From: Peter Hurley <hidden>
Date: 2016-02-28 02:10:35
Also in: lkml

On 02/27/2016 05:59 PM, Eric Dumazet wrote:
On sam., 2016-02-27 at 15:33 -0800, Peter Hurley wrote:
quoted
On 02/27/2016 03:04 PM, David Miller wrote:
quoted
From: Peter Hurley <redacted>
Date: Sat, 27 Feb 2016 12:29:39 -0800
quoted
Not really. softirq raised from interrupt context will always execute
on this cpu and not in ksoftirqd, unless load forces softirq loop abort.
That guarantee never was specified.
??

Neither is running network socket servers at normal priority as if they're
higher priority than softirq.

quoted
Or are you saying that by design, on a system under load, your UART
will not function properly?

Surely you don't mean that.
No, that's not what I mean.

What I mean is that bypassing the entire SOFTIRQ priority so that
sshd can process one network packet makes a mockery of the point of softirq.

This hack to workaround NET_RX looping over-and-over-and-over affects every
subsystem, not just one uart.

HI, TIMER, BLOCK; all of these are skipped: that's straight-up, a bug.
No idea what you talk about.

All pending softirq interrupts are processed. _Nothing_ is skipped.
An interrupt that schedules HI softirq while in NET_RX softirq should
still run the HI softirq. But with your patch that won't happen.

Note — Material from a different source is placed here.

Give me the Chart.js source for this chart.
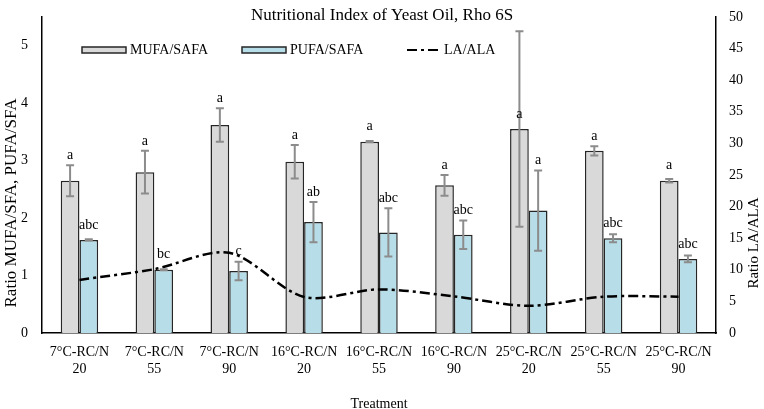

Really, your system stability seems to depend on a completely
undocumented behavior of linux kernels before linux-3.8

If I understood, you expect that a tasklet activated from a softirq
handler is run from the same  __do_softirq() loop. This never has been
the case.
No.

The *interrupt handler* for DMA goes off while NET_RX softirq is running.
That's what schedules the *DMA tasklet*.

That tasklet should run before any process.

But it doesn't because your patch bails out early from softirq.

My change simply triggers the bug in your driver earlier. As David
pointed out, your bug should trigger the same on a loaded machine, even
if you revert my patch.

I honestly do not know why you arm a tasklet from NET_RX, why don't you
simply process this directly, so that you do not rely on some scheduler
decision ?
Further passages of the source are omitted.